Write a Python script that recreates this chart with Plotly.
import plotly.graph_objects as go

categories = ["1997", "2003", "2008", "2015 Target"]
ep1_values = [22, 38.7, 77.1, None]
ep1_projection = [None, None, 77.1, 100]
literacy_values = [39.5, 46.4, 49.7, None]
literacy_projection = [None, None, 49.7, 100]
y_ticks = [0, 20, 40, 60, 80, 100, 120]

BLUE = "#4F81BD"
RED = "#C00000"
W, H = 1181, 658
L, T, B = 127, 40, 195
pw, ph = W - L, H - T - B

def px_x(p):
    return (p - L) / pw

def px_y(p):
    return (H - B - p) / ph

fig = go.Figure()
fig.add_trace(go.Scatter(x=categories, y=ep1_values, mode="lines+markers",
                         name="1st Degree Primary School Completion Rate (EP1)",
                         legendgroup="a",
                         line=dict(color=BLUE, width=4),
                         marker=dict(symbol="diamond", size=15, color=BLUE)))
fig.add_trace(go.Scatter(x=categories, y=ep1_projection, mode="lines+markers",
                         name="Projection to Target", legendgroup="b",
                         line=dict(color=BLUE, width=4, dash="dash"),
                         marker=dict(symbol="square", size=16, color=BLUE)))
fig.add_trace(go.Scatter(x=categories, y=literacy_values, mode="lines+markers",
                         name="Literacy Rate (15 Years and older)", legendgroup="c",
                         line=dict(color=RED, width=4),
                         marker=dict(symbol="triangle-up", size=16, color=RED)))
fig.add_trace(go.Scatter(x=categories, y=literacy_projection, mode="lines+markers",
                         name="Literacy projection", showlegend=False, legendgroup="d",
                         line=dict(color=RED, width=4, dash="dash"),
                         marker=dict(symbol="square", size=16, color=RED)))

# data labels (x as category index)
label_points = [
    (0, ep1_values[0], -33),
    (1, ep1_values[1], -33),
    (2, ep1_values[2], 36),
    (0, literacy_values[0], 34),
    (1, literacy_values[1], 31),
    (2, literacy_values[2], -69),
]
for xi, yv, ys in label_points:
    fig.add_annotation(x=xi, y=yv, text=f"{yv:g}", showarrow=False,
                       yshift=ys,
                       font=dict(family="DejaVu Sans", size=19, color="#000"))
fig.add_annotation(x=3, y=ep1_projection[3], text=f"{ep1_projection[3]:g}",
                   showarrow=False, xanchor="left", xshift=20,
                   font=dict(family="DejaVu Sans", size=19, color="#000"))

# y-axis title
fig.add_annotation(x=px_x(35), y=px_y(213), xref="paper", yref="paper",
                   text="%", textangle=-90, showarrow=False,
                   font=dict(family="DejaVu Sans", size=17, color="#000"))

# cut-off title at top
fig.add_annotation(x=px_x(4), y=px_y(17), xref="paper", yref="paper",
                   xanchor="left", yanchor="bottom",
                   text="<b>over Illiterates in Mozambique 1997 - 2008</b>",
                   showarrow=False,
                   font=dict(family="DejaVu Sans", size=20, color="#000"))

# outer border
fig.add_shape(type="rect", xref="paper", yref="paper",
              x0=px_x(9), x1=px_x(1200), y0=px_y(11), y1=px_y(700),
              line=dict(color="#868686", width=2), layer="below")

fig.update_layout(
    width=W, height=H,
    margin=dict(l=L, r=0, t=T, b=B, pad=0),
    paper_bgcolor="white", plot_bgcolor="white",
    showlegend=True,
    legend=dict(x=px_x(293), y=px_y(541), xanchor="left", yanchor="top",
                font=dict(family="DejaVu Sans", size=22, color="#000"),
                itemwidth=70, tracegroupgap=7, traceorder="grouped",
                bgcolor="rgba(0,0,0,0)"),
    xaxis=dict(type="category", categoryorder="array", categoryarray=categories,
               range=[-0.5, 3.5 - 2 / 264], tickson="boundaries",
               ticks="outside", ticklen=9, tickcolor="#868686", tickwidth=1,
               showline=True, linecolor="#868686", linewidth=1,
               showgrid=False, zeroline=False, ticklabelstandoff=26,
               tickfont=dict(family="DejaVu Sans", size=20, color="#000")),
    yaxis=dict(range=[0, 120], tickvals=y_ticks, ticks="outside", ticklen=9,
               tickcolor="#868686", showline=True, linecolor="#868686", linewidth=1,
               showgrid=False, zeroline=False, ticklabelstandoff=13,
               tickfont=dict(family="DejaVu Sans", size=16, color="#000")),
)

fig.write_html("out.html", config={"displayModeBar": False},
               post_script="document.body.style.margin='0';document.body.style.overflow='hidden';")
———
* Problem to solve *
Beginning at the top of the data, please return every line until and including the line containing "return (p - L) / pw", copied exactly, and nothing past it.

* Expected output *
Write a Python script that recreates this chart with Plotly.
import plotly.graph_objects as go

categories = ["1997", "2003", "2008", "2015 Target"]
ep1_values = [22, 38.7, 77.1, None]
ep1_projection = [None, None, 77.1, 100]
literacy_values = [39.5, 46.4, 49.7, None]
literacy_projection = [None, None, 49.7, 100]
y_ticks = [0, 20, 40, 60, 80, 100, 120]

BLUE = "#4F81BD"
RED = "#C00000"
W, H = 1181, 658
L, T, B = 127, 40, 195
pw, ph = W - L, H - T - B

def px_x(p):
    return (p - L) / pw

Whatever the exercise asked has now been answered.